After data is cleansed and enriched it needs to be analyzed based on business needs. Analysis will be different if your company is using location data for advertising or real estate selection, for example. Advertising applications will focus on the audience and their interests, using insights to better target ads, optimize ad copy, and identify lookalike audiences. Customer experience initiatives will focus on existing customers, using analytics to understand where they go before and after a visit, and how frequently and far they travel. Real estate selection analysis often focuses more heavily on foot traffic data to proposed sites.

What is your company’s goal? What information does it want from location data? Analyze the data you have based on how your business hopes to use the information it gains.

Accurate Location Intelligence Starts with Collection Methods

Sophisticated data cleansing techniques often result in a significant amount of data signals being eliminated. That puts businesses collecting their own data at a disadvantage – not only do they typically have access to less data, but their cleansing techniques usually aren’t as rigorous as those of dedicated location analytics companies.

If your company is collecting and analyzing its own location data (or even using location data from a third party) without applying the three steps above to a large enough data set, your location intelligence likely isn’t accurate. And that will influence the results of any campaigns or business initiatives using location intelligence.
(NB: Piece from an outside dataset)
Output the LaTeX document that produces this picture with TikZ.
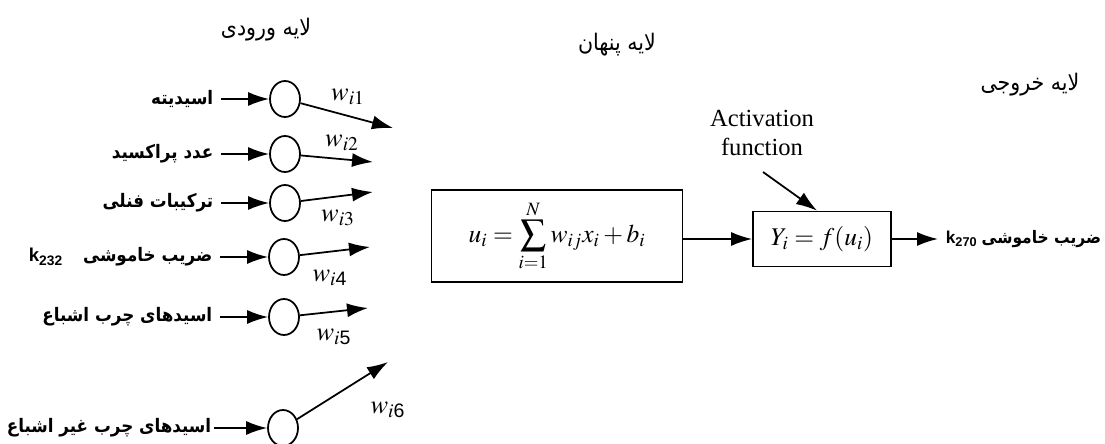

In most cases, the best option for obtaining the most accurate location intelligence is to partner with a data provider that focuses solely on location intelligence. Location technology companies not only collect more data, but they take on the burden of both cleansing and enriching location data to provide the most complete, accurate picture to their enterprise customers. From that stage, businesses can take the lead on analyzing the data based on their needs.